#Quebec's #humanrights tribunal has determined that the brutal treatment of a Black inmate, Samuel Toussaint, at the Centre de détention de Québec was indicative of racial profiling. Judge Christian Brunelle's decision, issued on Nov. 3, highlighted how guards violated Toussaint's rights by subjecting him to unusual and discriminatory treatment. The incident occurred in December 2016 when Toussaint, 21 at the time, was serving an intermittent 82-day sentence after an assault conviction.
Toussaint, accused of flicking a cigarette at a guard, faced disproportionate actions, including being left naked and wet in a cell without a mattress. The judge ordered then-acting head Kevin Leclerc, several guards, and the provincial government to pay $41,500 in damages. Leclerc was held to an additional level of responsibility.
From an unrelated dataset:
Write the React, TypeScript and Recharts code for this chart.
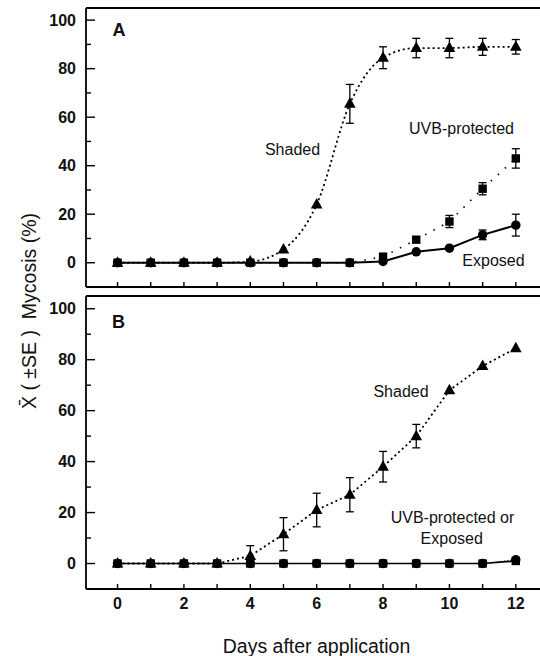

The ruling emphasized the absence of racial profiling training for jail guards and mandated the Public Safety Department to develop an anti-profiling plan and train all staff accordingly. Despite the government's argument that Toussaint's treatment followed normal procedures, video evidence contradicted claims of aggression, leading the judge to conclude that Toussaint was racially profiled.
As a consequence of his traumatic treatment, Toussaint suffered mental health issues and was unable to complete his college semester. The Quebec government has not responded to requests for comment.
The traumatic experience endured by Mr. Toussaint, including being left naked and wet in a cell without a mattress, is a stark reminder of the systemic injustices that disproportionately affect Black individuals within our institutions.